Pero también en lo marginal hay clases, y dentro de este laberinto está El Gallinero, el poblado más inmundo que uno puede conocer. Hace unos años ardió buena parte de las chabolas y cientos de gitanos rumanos se quedaron sin techo. El cura Baeza (también andaba por ahí el párroco Agustín Rodríguez) estuvo allí desde primera hora para ayudar a que los afectados recogiesen lo poco que les quedaba. Después se los llevó a la parroquia. Los servicios sociales dejaron comida y mantas y Baeza sacó cuaderno y lápices para que los niños se entretuviesen dibujando. Después revisó la solicitud de minusvalía de un hombre búlgaro y medió en una pelea entre unos niños traviesos y un heroinómano al que movían la carpa en la que quería fumar tranquilo.

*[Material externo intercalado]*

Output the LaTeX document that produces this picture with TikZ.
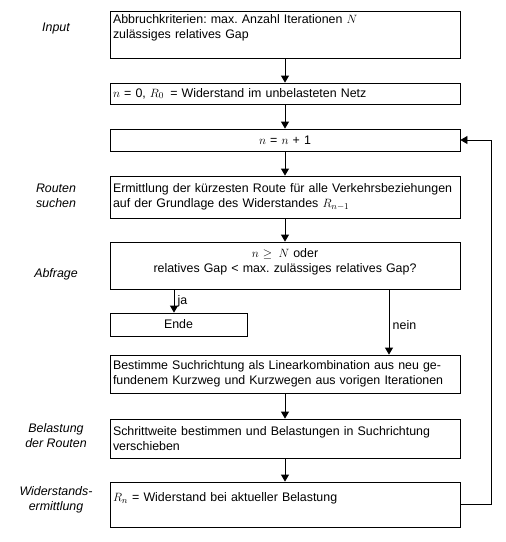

Cuando los dos curas volvieron al interior de la parroquia, se dieron cuenta de que allí no había almas que pescar, nadie a quién convencer. La única religión de aquellas personas era la del pan de mañana. Esa falta de proselitismo es la misma que envuelve a Solalinde y al padre Pedro y esa coincidencia fue lo que motivó hablar de la labor de unos y de otros.
Hay sacerdotes que toman al pie de la letra que su reino no es de este mundo y otros, como el sacerdote que administra el centro para inmigrantes de Oaxaca, el de Saltillo, el rojo Castro o el fallecido padre Llanos, que adoptaron una actitud más quijotesca: haz el bien aquí y ahora. Mañana, Dios dirá.